The mandate of the commission as set out in Section 3 of the Act is to keep under review all the law of Kenya to ensure its systematic development and reform, including the integration, unification and codification of the law, elimination of anomalies, repeal of obsolete and unnecessary enactments and its simplification and modernization.

KLRC draws its current legal mandate from three primary instruments of governance which inform its establishment, structure and operations. The said instruments are the Law Reform Commission Act (Cap 3), the State Corporations Act (Cap 446) and the Constitution of Kenya 2010.

Here are functions of the Kenya Law Reform Commission.

1. To keep under review all the law and recommend its reform to ensure;

  • that the law conforms to the letter and spirit of the constitution
  • that the law is among others, consistent, harmonized, just, simple, accessible, modern and cost effective in application
  • that the law systematically develops in compliance with the values and principles enshrined in the constitution
  • keep the public informed of review or proposed reviews of any laws and keep updated data of all laws passed and reviewed by parliament
  • the respect for and observance of treaty obligations in relation to international instruments that constitute part of the law of Kenya by virtue of Article 2(5) and (6) of the constitution

2. To provide advice, technical assistance and information to the national and county governments with regard to the reform or amendment of a branch of the law.

3. To work with the Attorney General and the Commission for the Implementation of the Constitution in preparing for tabling, in parliament , the legislation and administrative procedures required to implement the constitution.

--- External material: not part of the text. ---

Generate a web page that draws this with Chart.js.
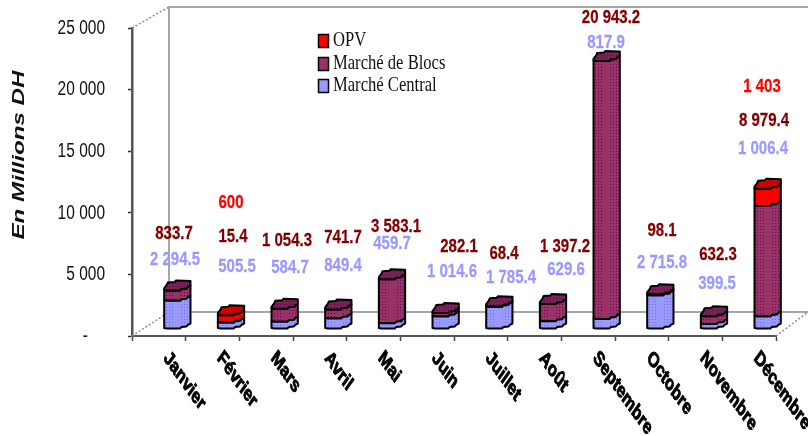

4. To undertake research and comparative studies relating to law reform upon request or on its own motion.

5. To formulate and implement programmes, plans and actions for the effective reform of laws and administrative procedures at national and county government levels.

6. To consult and collaborate with state and non state organs, departments and agencies in the formulation of legislation to give effect to the social, economic and political policies for the time being in force.

7. To formulate by means of draft bills or any proposals for reform of national or county government legislation.

8. Advise the national or county governments on the review and reform of their legislation.

9. To undertake public education on matters relating to law reform

10. Perform any other functions as may be prescribed by the Constitution or any other written law.